Megan Comfort also uses difficult transitions by embracing first-person narratives when she uses some work of other authors and during the narration of modern-day stories. She uses the first person in stories aimed at supporting marriage between Africans and Americans. Megan has also significantly and unnecessarily used history in her work which tends to divert readers from the central issue of concern in her writing. She prolongs in describing the intermarriage between slaves. She unnecessarily includes detailed information of the cultural setting and behavior of Africans. Dwelling so much on unimportant aspects tends to make her work irrelevant in one way or another because the topic and aim of her work is to dwell on the increasing number of prisoners and the impact on the family.
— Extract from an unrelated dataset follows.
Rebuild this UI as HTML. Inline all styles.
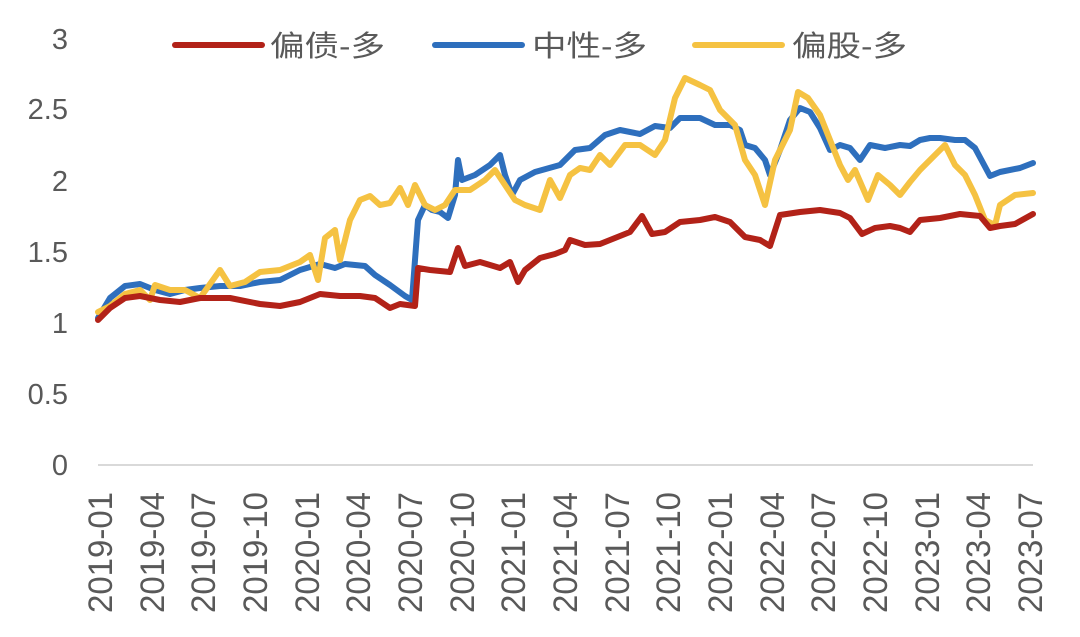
<!DOCTYPE html>
<html><head><meta charset="utf-8"><style>
body{margin:0;background:#fff}
svg text{font-family:"Liberation Sans","Noto Sans CJK SC",sans-serif;fill:#595959}
</style></head><body>
<svg width="1080" height="632" viewBox="0 0 1080 632" xmlns="http://www.w3.org/2000/svg">
<g font-size="29" text-anchor="end">
<text x="68" y="475">0</text>
<text x="68" y="404">0.5</text>
<text x="68" y="333">1</text>
<text x="68" y="262">1.5</text>
<text x="68" y="191">2</text>
<text x="68" y="119">2.5</text>
<text x="68" y="49">3</text>
</g>
<line x1="98" y1="465" x2="1033" y2="465" stroke="#d9d9d9" stroke-width="2"/>
<g font-size="34" text-anchor="end">
<text transform="translate(112,492) rotate(-90)" textLength="121" lengthAdjust="spacingAndGlyphs">2019-01</text>
<text transform="translate(164,492) rotate(-90)" textLength="121" lengthAdjust="spacingAndGlyphs">2019-04</text>
<text transform="translate(215,492) rotate(-90)" textLength="121" lengthAdjust="spacingAndGlyphs">2019-07</text>
<text transform="translate(267,492) rotate(-90)" textLength="121" lengthAdjust="spacingAndGlyphs">2019-10</text>
<text transform="translate(319,492) rotate(-90)" textLength="121" lengthAdjust="spacingAndGlyphs">2020-01</text>
<text transform="translate(370,492) rotate(-90)" textLength="121" lengthAdjust="spacingAndGlyphs">2020-04</text>
<text transform="translate(422,492) rotate(-90)" textLength="121" lengthAdjust="spacingAndGlyphs">2020-07</text>
<text transform="translate(474,492) rotate(-90)" textLength="121" lengthAdjust="spacingAndGlyphs">2020-10</text>
<text transform="translate(525,492) rotate(-90)" textLength="121" lengthAdjust="spacingAndGlyphs">2021-01</text>
<text transform="translate(577,492) rotate(-90)" textLength="121" lengthAdjust="spacingAndGlyphs">2021-04</text>
<text transform="translate(629,492) rotate(-90)" textLength="121" lengthAdjust="spacingAndGlyphs">2021-07</text>
<text transform="translate(680,492) rotate(-90)" textLength="121" lengthAdjust="spacingAndGlyphs">2021-10</text>
<text transform="translate(732,492) rotate(-90)" textLength="121" lengthAdjust="spacingAndGlyphs">2022-01</text>
<text transform="translate(784,492) rotate(-90)" textLength="121" lengthAdjust="spacingAndGlyphs">2022-04</text>
<text transform="translate(835,492) rotate(-90)" textLength="121" lengthAdjust="spacingAndGlyphs">2022-07</text>
<text transform="translate(887,492) rotate(-90)" textLength="121" lengthAdjust="spacingAndGlyphs">2022-10</text>
<text transform="translate(939,492) rotate(-90)" textLength="121" lengthAdjust="spacingAndGlyphs">2023-01</text>
<text transform="translate(990,492) rotate(-90)" textLength="121" lengthAdjust="spacingAndGlyphs">2023-04</text>
<text transform="translate(1042,492) rotate(-90)" textLength="121" lengthAdjust="spacingAndGlyphs">2023-07</text>
</g>
<g fill="none" stroke-width="6" stroke-linejoin="round" stroke-linecap="round">
<polyline stroke="#2e6fbd" points="98,318 110,298 125,286 140,284 155,290 170,294 185,290 200,288 220,286 240,286 260,282 280,280 300,270 320,264 335,268 345,264 365,266 375,275 390,285 405,296 412,300 418,220 425,205 432,210 440,212 448,218 455,195 458,160 462,180 475,175 490,165 500,155 505,175 512,195 520,180 535,172 560,165 575,150 590,148 605,135 620,130 640,134 655,126 670,128 680,118 700,118 715,125 730,125 740,130 745,145 755,148 765,160 770,175 780,150 790,120 800,108 810,112 820,128 830,150 840,145 850,148 860,160 870,145 885,148 900,145 910,146 920,140 930,138 940,138 955,140 965,140 975,148 990,176 1000,172 1020,168 1033,163"/>
<polyline stroke="#f5c242" points="98,312 110,306 125,294 140,290 150,300 155,285 170,290 185,290 200,298 220,270 230,286 245,282 260,272 280,270 300,262 310,255 318,280 325,238 335,230 340,260 350,220 360,200 370,196 380,205 390,203 400,188 408,205 415,185 425,205 435,210 445,205 455,190 470,190 485,180 495,170 505,185 515,200 525,205 540,210 550,180 560,198 570,175 580,168 590,170 600,155 610,165 625,145 640,145 655,155 665,140 675,98 685,78 700,85 710,90 720,110 735,125 745,160 755,175 765,205 775,160 790,130 798,92 808,98 820,115 830,140 840,165 848,180 855,170 868,200 878,175 890,185 900,195 910,182 920,170 935,155 945,145 955,165 965,175 975,195 985,220 995,225 1000,205 1015,195 1033,193"/>
<polyline stroke="#b22218" points="98,320 110,308 125,298 140,296 160,300 180,302 200,298 230,298 260,304 280,306 300,302 320,294 340,296 360,296 375,298 390,308 400,304 415,306 418,268 430,270 450,272 458,248 465,266 480,262 500,268 510,262 518,282 525,270 540,258 555,254 565,250 570,240 585,245 600,244 615,238 630,232 642,216 652,234 665,232 680,222 700,220 715,217 730,222 745,237 760,240 770,246 780,215 800,212 820,210 840,213 850,218 862,234 875,228 890,226 900,228 910,232 920,220 940,218 960,214 980,216 990,228 1000,226 1015,224 1033,214"/>
</g>
<g stroke-width="6" stroke-linecap="round">
<line x1="175" y1="45" x2="262" y2="45" stroke="#b22218"/>
<line x1="435" y1="45" x2="522" y2="45" stroke="#2e6fbd"/>
<line x1="695" y1="45" x2="782" y2="45" stroke="#f5c242"/>
</g>
<g font-size="29">
<text x="270" y="56" textLength="115" lengthAdjust="spacingAndGlyphs">偏债-多</text>
<text x="532" y="56" textLength="115" lengthAdjust="spacingAndGlyphs">中性-多</text>
<text x="792" y="56" textLength="115" lengthAdjust="spacingAndGlyphs">偏股-多</text>
</g>
</svg>
</body></html>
Megan Comfort book is important in Criminal Justice as it addresses how the number of prisoners is increasing spontaneously and how this can have negative impacts on the society and the family set up. Major issues such as marriage breakage, financial and social implications are covered in details. Megan Comforts work can help to stir up awareness and help in implementing policies that aim at addressing the gaps in the prison cells. Megan Comforts work also addresses some ethical concerns in prisons which should be given priority by policymakers. For instance, an aspect of prison officials humiliating women by setting up unreasonable policies should be treated as human rights abuse and given the attention it deserves. Megan Comfort work is rigid as she uses compelling evidence to conclude issues that have been in existence in prisons.
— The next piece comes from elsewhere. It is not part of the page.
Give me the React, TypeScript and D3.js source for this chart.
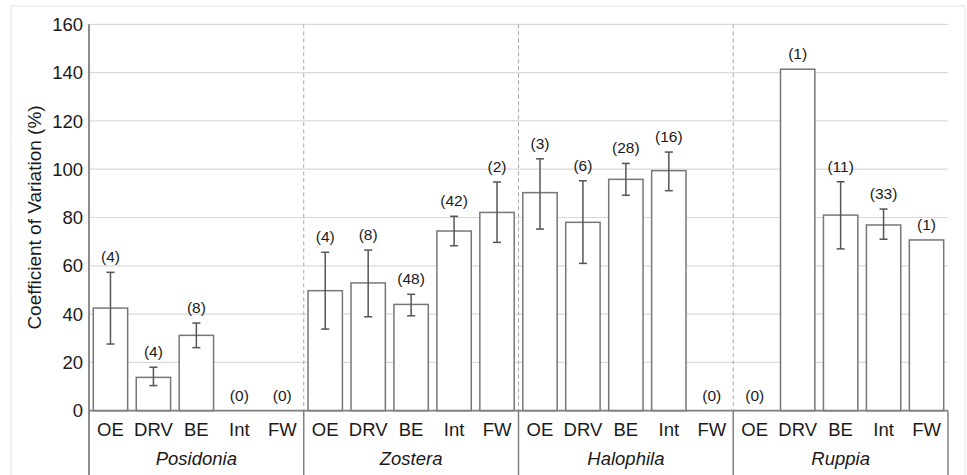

Megan Comfort writing also captures the attention authorities as it tends to stir up questions on how and why there is an increasing number of prisoners. The possible implications are that there is a high rate of offenses in society and thus there should be a concern of security which needs to be addressed. Punitive consequences of the prison systems are covered in details and the negative implications to the society. Megan Comfort book will be essential in defining the plight of partners who are relating while one of them is in prison in the modern world and can help to trigger a change in the cruel systems that have not been given a second thought.
Comfort, M. (2008). Doing time together: Love and family in the shadow of the prison. Chicago: University of Chicago Press.